À la recherche de la TVA disparue
Depuis quelques jours, l’inquiétude monte au sommet de l’État : les recettes de TVA ne seront pas au rendez-vous en 2025 : 210 milliards d’euros attendus, contre 211 milliards l’an dernier. Une baisse modeste en apparence, mais qui intervient pour la troisième année consécutive.
Devant la commission des finances, Amélie de Montchalin a parlé d’une situation « préoccupante ». À Bercy, les directions se mobilisent. Les inspections s’enchaînent. Les hypothèses se succèdent. On évoque les plateformes étrangères, les « petits colis », la fraude, les erreurs de facturation…
Comme si l’explication devait forcément venir d’ailleurs.
Pourtant, il existe un facteur massif, documenté, mesurable, que personne ne mentionne : l’effondrement de la construction neuve en France.
Je rappelle ce que j’avais déjà indiqué à Bruno Le Maire en 2023, lorsque les signaux étaient encore au vert pour d’autres secteurs : la chute de la production de logements neufs entraînera mécaniquement une chute des recettes de TVA.

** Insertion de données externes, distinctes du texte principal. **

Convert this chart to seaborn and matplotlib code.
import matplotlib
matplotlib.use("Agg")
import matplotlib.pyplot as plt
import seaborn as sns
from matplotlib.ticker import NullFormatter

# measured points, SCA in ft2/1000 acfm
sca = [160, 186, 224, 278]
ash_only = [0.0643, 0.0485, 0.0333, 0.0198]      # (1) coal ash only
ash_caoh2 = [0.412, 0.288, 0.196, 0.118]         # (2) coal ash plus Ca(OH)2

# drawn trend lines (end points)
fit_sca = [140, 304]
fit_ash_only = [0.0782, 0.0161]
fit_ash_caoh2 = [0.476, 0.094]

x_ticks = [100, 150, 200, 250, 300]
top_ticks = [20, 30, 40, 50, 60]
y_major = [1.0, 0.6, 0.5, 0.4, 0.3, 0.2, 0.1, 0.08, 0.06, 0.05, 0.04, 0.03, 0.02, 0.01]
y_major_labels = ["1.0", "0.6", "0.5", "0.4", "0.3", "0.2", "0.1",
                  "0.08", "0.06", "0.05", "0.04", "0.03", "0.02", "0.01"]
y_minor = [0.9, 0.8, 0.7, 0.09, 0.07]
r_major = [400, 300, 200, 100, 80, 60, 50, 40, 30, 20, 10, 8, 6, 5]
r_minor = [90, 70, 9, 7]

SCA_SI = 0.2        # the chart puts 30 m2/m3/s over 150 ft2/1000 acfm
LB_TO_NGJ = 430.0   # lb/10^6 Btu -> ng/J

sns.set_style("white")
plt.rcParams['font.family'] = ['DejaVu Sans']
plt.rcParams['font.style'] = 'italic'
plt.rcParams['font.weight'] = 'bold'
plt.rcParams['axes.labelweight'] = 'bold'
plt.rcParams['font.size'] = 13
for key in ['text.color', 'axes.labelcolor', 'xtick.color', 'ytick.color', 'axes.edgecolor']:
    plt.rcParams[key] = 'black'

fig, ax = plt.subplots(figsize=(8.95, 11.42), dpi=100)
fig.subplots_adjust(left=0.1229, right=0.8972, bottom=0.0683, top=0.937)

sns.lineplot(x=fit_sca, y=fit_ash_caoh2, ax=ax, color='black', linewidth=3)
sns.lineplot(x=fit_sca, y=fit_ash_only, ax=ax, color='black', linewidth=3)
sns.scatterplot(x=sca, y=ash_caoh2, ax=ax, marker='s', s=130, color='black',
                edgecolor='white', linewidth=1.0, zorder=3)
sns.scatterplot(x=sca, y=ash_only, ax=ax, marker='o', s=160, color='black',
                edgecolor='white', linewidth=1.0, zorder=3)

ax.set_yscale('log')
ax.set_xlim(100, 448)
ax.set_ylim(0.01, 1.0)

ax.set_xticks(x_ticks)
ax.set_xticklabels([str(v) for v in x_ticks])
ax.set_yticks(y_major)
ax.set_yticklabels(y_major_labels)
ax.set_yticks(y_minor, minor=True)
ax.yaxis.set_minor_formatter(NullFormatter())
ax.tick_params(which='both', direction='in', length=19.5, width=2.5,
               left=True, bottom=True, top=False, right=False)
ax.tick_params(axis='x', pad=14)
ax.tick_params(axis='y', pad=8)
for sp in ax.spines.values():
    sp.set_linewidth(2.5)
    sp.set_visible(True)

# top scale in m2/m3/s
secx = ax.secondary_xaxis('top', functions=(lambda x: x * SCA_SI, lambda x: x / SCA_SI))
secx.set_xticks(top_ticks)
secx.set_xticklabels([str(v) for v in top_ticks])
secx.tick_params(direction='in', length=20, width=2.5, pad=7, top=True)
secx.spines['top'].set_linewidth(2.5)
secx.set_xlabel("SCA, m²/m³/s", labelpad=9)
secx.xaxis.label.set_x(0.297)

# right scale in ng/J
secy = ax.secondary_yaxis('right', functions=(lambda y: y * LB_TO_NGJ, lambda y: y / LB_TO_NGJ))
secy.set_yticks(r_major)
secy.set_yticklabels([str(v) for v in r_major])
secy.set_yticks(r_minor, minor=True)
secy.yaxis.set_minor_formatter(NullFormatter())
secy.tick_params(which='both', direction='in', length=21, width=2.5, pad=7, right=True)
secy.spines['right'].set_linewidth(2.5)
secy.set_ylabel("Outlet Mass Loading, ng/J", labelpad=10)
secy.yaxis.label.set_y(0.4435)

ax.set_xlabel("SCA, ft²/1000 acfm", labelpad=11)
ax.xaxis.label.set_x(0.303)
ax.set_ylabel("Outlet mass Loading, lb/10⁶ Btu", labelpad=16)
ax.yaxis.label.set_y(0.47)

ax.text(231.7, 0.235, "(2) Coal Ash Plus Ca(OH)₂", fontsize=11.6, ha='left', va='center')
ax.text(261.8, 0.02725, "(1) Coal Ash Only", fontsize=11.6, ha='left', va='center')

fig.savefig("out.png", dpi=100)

Les chiffres sont implacables : Nous produisions autour de 160 000 logements neufs par an il y a encore peu. Nous en produisons aujourd’hui à peine un peu plus de la moitié. Et cela depuis 3 ans maintenant.
Or, un logement neuf, c’est en moyenne 50 000 euros de TVA. Le calcul est simple : 80 000 logements manquants × 50 000 € de TVA = 4 milliards d’euros de recettes en moins. À cette TVA directement liée à la vente des logements, il faut ajouter toute la TVA générée par les activités annexes à l’acte de construire : celle des architectes, des bureaux d’études, des cuisinistes, des déménageurs, des artisans, des fournisseurs de matériaux, et de l’ensemble des entreprises qui interviennent avant, pendant et après la livraison…

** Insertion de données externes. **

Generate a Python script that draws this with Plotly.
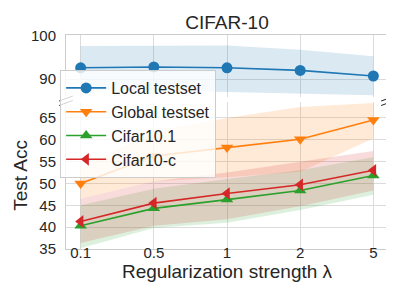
import plotly.graph_objects as go

# ---------------- data ----------------
lambdas = ["0.1", "0.5", "1", "2", "5"]

local_mean = [92.6, 92.8, 92.6, 92.0, 90.7]
local_upper = [97.7, 97.8, 97.8, 96.8, 95.3]
local_lower = [87.4, 87.3, 87.0, 86.6, 86.2]

global_mean = [50.0, 56.3, 58.2, 60.1, 64.5]
global_upper = [53.5, 62.0, 65.0, 67.5, 68.4]
global_lower = [46.5, 50.5, 51.4, 52.7, 60.3]

c101_mean = [40.3, 44.3, 46.3, 48.4, 51.8]
c101_upper = [45.0, 48.8, 51.0, 53.0, 56.0]
c101_lower = [35.2, 39.8, 41.0, 43.9, 47.4]

cc_mean = [41.3, 45.5, 47.7, 49.7, 53.0]
cc_upper = [46.5, 50.5, 52.5, 55.0, 57.4]
cc_lower = [36.4, 40.3, 41.8, 44.8, 48.4]

series = [
    ("Local testset", local_mean, local_upper, local_lower, "#1f77b4", "circle", "top"),
    ("Global testset", global_mean, global_upper, global_lower, "#ff7f0e", "triangle-down", "bottom"),
    ("Cifar10.1", c101_mean, c101_upper, c101_lower, "#2ca02c", "triangle-up", "bottom"),
    ("Cifar10-c", cc_mean, cc_upper, cc_lower, "#d62728", "triangle-left", "bottom"),
]

def rgba(hexc, a):
    h = hexc.lstrip("#")
    return "rgba(%d,%d,%d,%s)" % (int(h[0:2], 16), int(h[2:4], 16), int(h[4:6], 16), a)

fig = go.Figure()

# bands first
for name, m, up, lo, col, sym, panel in series:
    xa, ya = ("x2", "y2") if panel == "top" else ("x", "y")
    fig.add_trace(go.Scatter(x=lambdas, y=up, mode="lines", line=dict(width=0),
                             showlegend=False, hoverinfo="skip", xaxis=xa, yaxis=ya))
    fig.add_trace(go.Scatter(x=lambdas, y=lo, mode="lines", line=dict(width=0),
                             fill="tonexty", fillcolor=rgba(col, 0.16),
                             showlegend=False, hoverinfo="skip", xaxis=xa, yaxis=ya))

# mean lines
for name, m, up, lo, col, sym, panel in series:
    xa, ya = ("x2", "y2") if panel == "top" else ("x", "y")
    fig.add_trace(go.Scatter(x=lambdas, y=m, mode="lines+markers", name=name,
                             line=dict(color=col, width=1.6),
                             marker=dict(symbol=sym, size=11, color=col),
                             xaxis=xa, yaxis=ya))

# geometry (pixels)
W, H = 394, 291
L, R, T, B = 50, 380, 27, 241
top_bottom_px = 89
bot_top_px = 94

def py(p):
    return (B - p) / (B - T)

def px(p):
    return (p - L) / (R - L)

grid = "#dcdcdc"
spine = "#cccccc"
FONT = "Liberation Sans, Arial, sans-serif"
tick_font = dict(family=FONT, size=15, color="#262626")

fig.update_layout(
    width=W, height=H,
    margin=dict(l=L, r=W - R, t=T, b=H - B),
    paper_bgcolor="white", plot_bgcolor="white",
    font=dict(family=FONT, color="#262626"),
    title=dict(text="CIFAR-10", x=0.5, xanchor="center", xref="paper",
               y=1 - 14 / H, yanchor="middle",
               font=dict(size=19, color="#262626")),
    xaxis=dict(domain=[0, 1], anchor="y", type="category", range=[-0.2, 4.2],
               showgrid=True, gridcolor=grid, gridwidth=1,
               showline=True, linecolor=spine, linewidth=1, mirror=False,
               ticks="", tickfont=tick_font, ticklabelstandoff=-10,
               title=dict(text="Regularization strength λ", font=dict(size=19, color="#262626"), standoff=0),
               zeroline=False),
    xaxis2=dict(domain=[0, 1], anchor="y2", matches="x", type="category",
                showgrid=True, gridcolor=grid, gridwidth=1, showticklabels=False,
                showline=True, linecolor=spine, linewidth=1, side="top", mirror=False,
                ticks="", zeroline=False),
    yaxis=dict(domain=[0, py(bot_top_px)], anchor="x",
               range=[35, 35 + (B - bot_top_px) / 4.37],
               tickvals=[35, 40, 45, 50, 55, 60, 65],
               showgrid=True, gridcolor=grid, gridwidth=1,
               showline=True, linecolor=spine, linewidth=1, mirror=True,
               ticks="", tickfont=tick_font, ticklabelstandoff=6, zeroline=False,
               title=dict(text="Test Acc", font=dict(size=19, color="#262626"), standoff=6)),
    yaxis2=dict(domain=[py(top_bottom_px), 1], anchor="x2",
                range=[100 - (top_bottom_px - 28) / 4.3, 100 + 1 / 4.3],
                tickvals=[90, 100],
                showgrid=True, gridcolor=grid, gridwidth=1,
                showline=True, linecolor=spine, linewidth=1, mirror=True,
                ticks="", tickfont=tick_font, ticklabelstandoff=6, zeroline=False),
    legend=dict(x=px(44), y=py(62), xanchor="left", yanchor="top",
                xref="paper", yref="paper", traceorder="normal",
                bgcolor="rgba(255,255,255,0.8)", bordercolor="#cccccc", borderwidth=1,
                font=dict(size=16, color="#262626"), itemwidth=40),
    showlegend=True,
)

# break marks
shapes = []
for xp in (L, R):
    for yp in (top_bottom_px + 1.5, bot_top_px + 1):
        shapes.append(dict(type="line", xref="paper", yref="paper",
                           x0=px(xp - 7), y0=py(yp + 2.5), x1=px(xp + 7), y1=py(yp - 2.5),
                           line=dict(color="#222222", width=1)))
fig.update_layout(shapes=shapes)

fig.write_html("out.html")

Ce n’est pas une théorie. Ce n’est pas une intuition. C’est un fait économique.
Ce qui devrait interroger Bercy n’est pas la disparition mystérieuse de la TVA, mais la disparition très visible d’un secteur entier de l’économie réelle – l’un des rares qui produisent à la fois de l’emploi, de la valeur, des recettes fiscales et du sens pour nos concitoyens.
Je le répète depuis des mois : relancer la construction neuve, c’est autant répondre aux besoins de logement de nos concitoyens qu’à la nécessité de retrouver l’équilibre budgétaire du pays.

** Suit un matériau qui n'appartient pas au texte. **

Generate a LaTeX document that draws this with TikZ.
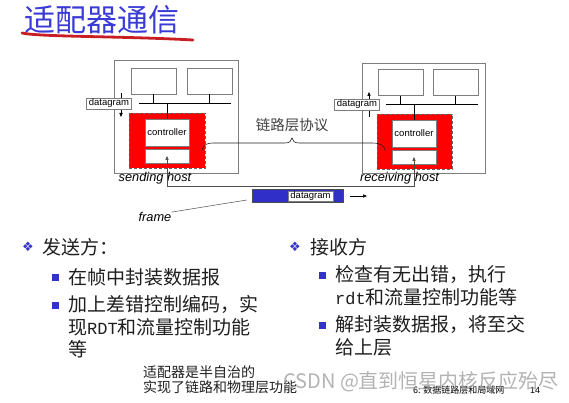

Lorsque la France construit moins, elle collecte moins de TVA, elle encaisse moins de droits de mutation, elle perçoit moins d’impôts sur les entreprises du secteur, elle détruit des emplois, et elle aggrave la crise du logement.
C’est un multiplicateur de fragilité.
Je n’ai pas la prétention d’égaler les capacités d’expertise cumulées de l’Inspection des Finances, du Trésor ou de la Direction du Budget. Mais un simple raisonnement de « coin de table » suffit parfois à comprendre ce qu’aucune enquête administrative n’ose regarder en face.
Si l’on veut retrouver des recettes fiscales à la hauteur des besoins du pays, la réponse se trouve peut-être dans les entrepôts asiatiques ou chez les fraudeurs, mais plus certainement dans l’évaporation des logements neufs.
Le logement n’est pas un coût : c’est un investissement qui crée des richesses en France et qui est non-délocalisable. Et c’est surtout l’un des plus puissants leviers fiscaux de la Nation (100 milliards de recettes par an).
À condition, bien sûr, de le laisser fonctionner.